Directive:
From the entries that follow, list every line in which the string "this" appears.

------------

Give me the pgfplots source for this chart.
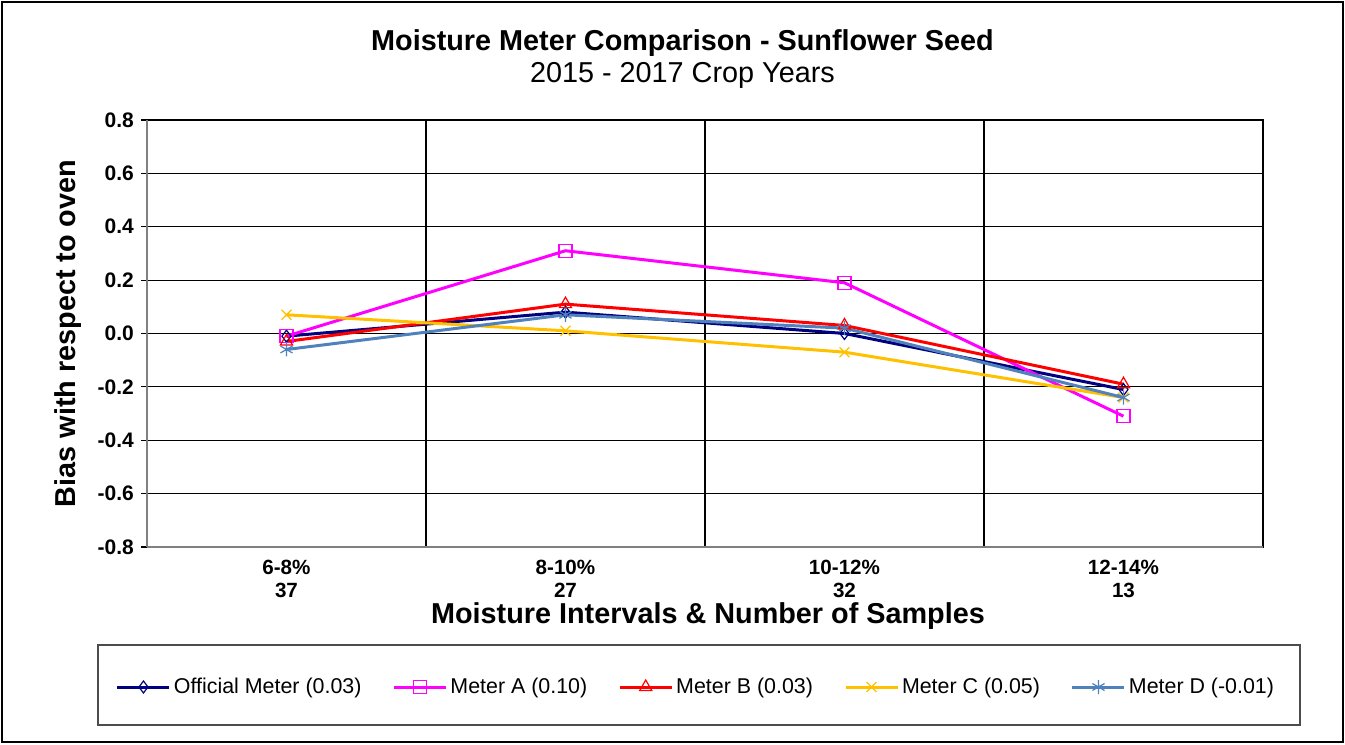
\documentclass[border=0pt]{standalone}
\usepackage{pgfplots}
\pgfplotsset{compat=1.18}
\usepackage{fontspec}
\setmainfont{Liberation Sans}
\definecolor{cOff}{RGB}{0,0,128}
\definecolor{cA}{RGB}{255,0,255}
\definecolor{cB}{RGB}{255,0,0}
\definecolor{cC}{RGB}{255,192,0}
\definecolor{cD}{RGB}{79,129,189}
\begin{document}
\begin{tikzpicture}
\begin{axis}[
  scale only axis, width=558pt, height=213.5pt,
  xmin=-0.5, xmax=3.5, ymin=-0.8, ymax=0.8,
  xtick={0,1,2,3},
  xticklabels={{6-8\%\\37},{8-10\%\\27},{10-12\%\\32},{12-14\%\\13}},
  xticklabel style={align=center, font=\bfseries\fontsize{10.3}{11.5}\selectfont},
  minor xtick={0.5,1.5,2.5}, xminorgrids,
  major x tick style={draw=none}, minor x tick style={draw=none},
  ytick={-0.8,-0.6,-0.4,-0.2,0,0.2,0.4,0.6,0.8},
  ymajorgrids,
  grid style={black, line width=0.6pt},
  minor grid style={black, line width=0.6pt},
  yticklabel style={font=\bfseries\fontsize{10.5}{12}\selectfont},
  /pgf/number format/.cd, fixed, fixed zerofill, precision=1, assume math mode=true, /pgfplots/.cd,
  tick align=outside, major tick length=3pt, ytick pos=left, xtick pos=bottom,
  major y tick style={black, line width=0.6pt},
  axis line style={black, line width=0.6pt},
  legend style={at={(rel axis cs:0.4924,-0.3279)}, anchor=center, draw=none, fill=none,
    legend columns=5, font=\fontsize{10.7}{12}\selectfont, nodes={inner sep=1.5pt},
    /tikz/every even column/.append style={column sep=14pt}},
  legend image code/.code={\draw[mark repeat=2,mark phase=2] plot coordinates {(0pt,0pt)(13pt,0pt)(26pt,0pt)};},
  clip=false,
]
\addplot[cOff, line width=1.5pt, mark=diamond, mark size=3pt, mark options={solid, line width=0.6pt, fill=white}]
  coordinates {(0,-0.01)(1,0.08)(2,0.00)(3,-0.21)};
\addlegendentry{Official Meter (0.03)}
\addplot[cA, line width=1.5pt, mark=square, mark size=3.25pt, mark options={solid, line width=0.6pt}]
  coordinates {(0,-0.01)(1,0.31)(2,0.19)(3,-0.31)};
\addlegendentry{Meter A (0.10)}
\addplot[cB, line width=1.5pt, mark=triangle, mark size=3.5pt, mark options={solid, line width=0.6pt}]
  coordinates {(0,-0.03)(1,0.11)(2,0.03)(3,-0.19)};
\addlegendentry{Meter B (0.03)}
\addplot[cC, line width=1.5pt, mark=x, mark size=3.5pt, mark options={solid, line width=0.6pt}]
  coordinates {(0,0.07)(1,0.01)(2,-0.07)(3,-0.24)};
\addlegendentry{Meter C (0.05)}
\addplot[cD, line width=1.5pt, mark=asterisk, mark size=3.5pt, mark options={solid, line width=0.6pt}]
  coordinates {(0,-0.06)(1,0.07)(2,0.02)(3,-0.24)};
\addlegendentry{Meter D (-0.01)}
\draw[gray, line width=1.1pt] (rel axis cs:0,0) -- (rel axis cs:0,1);
\draw[gray, line width=1.1pt] (rel axis cs:0,0) -- (rel axis cs:1,0);
\node[font=\bfseries\fontsize{14.4}{16}\selectfont] at (rel axis cs:0.4798,1.180) {Moisture Meter Comparison - Sunflower Seed};
\node[font=\fontsize{14.4}{16}\selectfont] at (rel axis cs:0.4798,1.105) {2015 - 2017 Crop Years};
\node[font=\bfseries\fontsize{14.4}{16}\selectfont] at (rel axis cs:0.5027,-0.1615) {Moisture Intervals \& Number of Samples};
\node[rotate=90, font=\bfseries\fontsize{14.4}{16}\selectfont] at (rel axis cs:-0.0708,0.5) {Bias with respect to oven};
\draw[black!70, line width=0.8pt] (rel axis cs:-0.0439,-0.2295) rectangle (rel axis cs:1.0332,-0.4169);
\coordinate (fr1) at (rel axis cs:-0.1317,1.2810);
\coordinate (fr2) at (rel axis cs:1.0735,-0.4614);
\end{axis}
\pgfresetboundingbox
\useasboundingbox (fr1) rectangle (fr2);
\draw[black, line width=0.8pt] ([shift={(0.9pt,-0.9pt)}]fr1) rectangle ([shift={(-0.9pt,0.9pt)}]fr2);
\end{tikzpicture}
\end{document}
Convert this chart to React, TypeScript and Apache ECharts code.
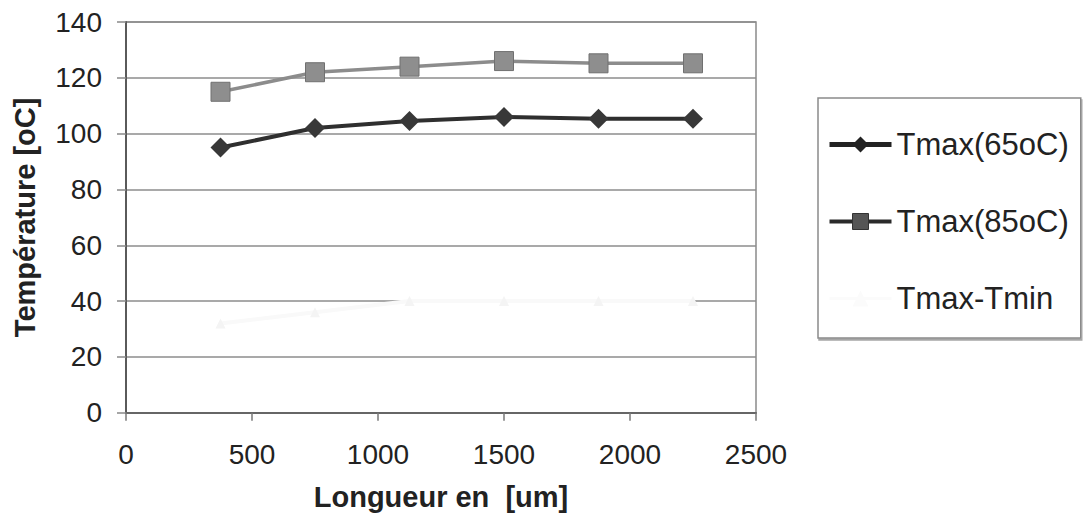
import React, { useEffect, useRef } from "react";
import * as echarts from "echarts";

const xValues = [375, 750, 1125, 1500, 1875, 2250];
const tmax65 = [95, 102, 104.5, 106, 105.3, 105.3];
const tmax85 = [115, 122, 124, 126, 125.2, 125.2];
const tmaxMinusTmin = [32, 36, 40, 40, 40, 40];
const seriesNames = ["Tmax(65oC)", "Tmax(85oC)", "Tmax-Tmin"];
const xTitle = "Longueur en  [um]";
const yTitle = "Température [oC]";

const FONT = '"Liberation Sans", Arial, Helvetica, sans-serif';

function pairs(ys: number[]) {
  return xValues.map((x, i) => [x, ys[i]]);
}

export default function App() {
  const ref = useRef<HTMLDivElement>(null);
  useEffect(() => {
    if (!ref.current) return;
    const chart = echarts.init(ref.current, undefined, { renderer: "svg" });
    chart.setOption({
      animation: false,
      backgroundColor: "#ffffff",
      textStyle: { fontFamily: FONT },
      grid: {
        left: 126,
        right: 327,
        top: 22,
        bottom: 108.3,
        containLabel: false,
        outerBoundsMode: "none",
        show: true,
        borderColor: "#8a8a8a",
        borderWidth: 1.5,
        backgroundColor: "transparent",
      },
      xAxis: {
        type: "value",
        min: 0,
        max: 2500,
        interval: 500,
        name: xTitle,
        nameLocation: "middle",
        nameGap: 70,
        nameTextStyle: { fontFamily: FONT, fontSize: 29, fontWeight: "bold", color: "#222" },
        axisLine: { show: true, onZero: false, lineStyle: { color: "#666", width: 2 } },
        axisTick: { show: true, length: 8, lineStyle: { color: "#777", width: 1.5 } },
        axisLabel: {
          fontFamily: FONT,
          fontSize: 28,
          color: "#222",
          margin: 28,
          formatter: (v: number) => String(v),
        },
        splitLine: { show: false },
      },
      yAxis: {
        type: "value",
        min: 0,
        max: 140,
        interval: 20,
        name: yTitle,
        nameLocation: "middle",
        nameGap: 87,
        nameRotate: 90,
        nameTextStyle: { fontFamily: FONT, fontSize: 29, fontWeight: "bold", color: "#222" },
        axisLine: { show: true, lineStyle: { color: "#5a5a5a", width: 2 } },
        axisTick: { show: true, length: 9, lineStyle: { color: "#888", width: 1.5 } },
        axisLabel: {
          fontFamily: FONT,
          fontSize: 28,
          color: "#222",
          margin: 24,
          formatter: (v: number) => String(v),
        },
        splitLine: { show: true, lineStyle: { color: "#8c8c8c", width: 1.5 } },
      },
      legend: {
        orient: "vertical",
        left: 818,
        top: 98,
        padding: [31, 12, 24, 9],
        itemWidth: 62,
        itemHeight: 20,
        itemGap: 46,
        itemTextGap: 7,
        backgroundColor: "#ffffff",
        borderColor: "#8a8a8a",
        borderWidth: 1.5,
        shadowColor: "rgba(0,0,0,0.35)",
        shadowOffsetX: 1,
        shadowOffsetY: 2,
        shadowBlur: 1,
        textStyle: { fontFamily: FONT, fontSize: 31, lineHeight: 31, color: "#222" },
        data: [
          { name: seriesNames[0], itemStyle: { color: "#222" }, lineStyle: { color: "#222", width: 5 } },
          { name: seriesNames[1], itemStyle: { color: "#555", borderColor: "#333", borderWidth: 1 }, lineStyle: { color: "#2a2a2a", width: 4 } },
          { name: seriesNames[2], itemStyle: { color: "#fbfbfb" }, lineStyle: { color: "#fbfbfb", width: 3 } },
        ],
      },
      series: [
        {
          name: seriesNames[2],
          type: "line",
          data: pairs(tmaxMinusTmin),
          symbol: "triangle",
          symbolSize: 10,
          lineStyle: { color: "#f9f9f9", width: 4 },
          itemStyle: { color: "#f4f4f4" },
          z: 2,
        },
        {
          name: seriesNames[0],
          type: "line",
          data: pairs(tmax65),
          symbol: "diamond",
          symbolSize: 20,
          lineStyle: { color: "#2f2f2f", width: 4 },
          itemStyle: { color: "#383838" },
          z: 3,
        },
        {
          name: seriesNames[1],
          type: "line",
          data: pairs(tmax85),
          symbol: "rect",
          symbolSize: 19,
          lineStyle: { color: "#8c8c8c", width: 3.5 },
          itemStyle: { color: "#8e8e8e", borderColor: "#707070", borderWidth: 1 },
          z: 3,
        },
      ],
    });
    return () => chart.dispose();
  }, []);
  return (
    <div
      ref={ref}
      style={{ position: "absolute", left: 0, top: 0, width: 1083, height: 521 }}
    />
  );
}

------------

Finished answer:
Give me the pgfplots source for this chart.
Convert this chart to React, TypeScript and Apache ECharts code.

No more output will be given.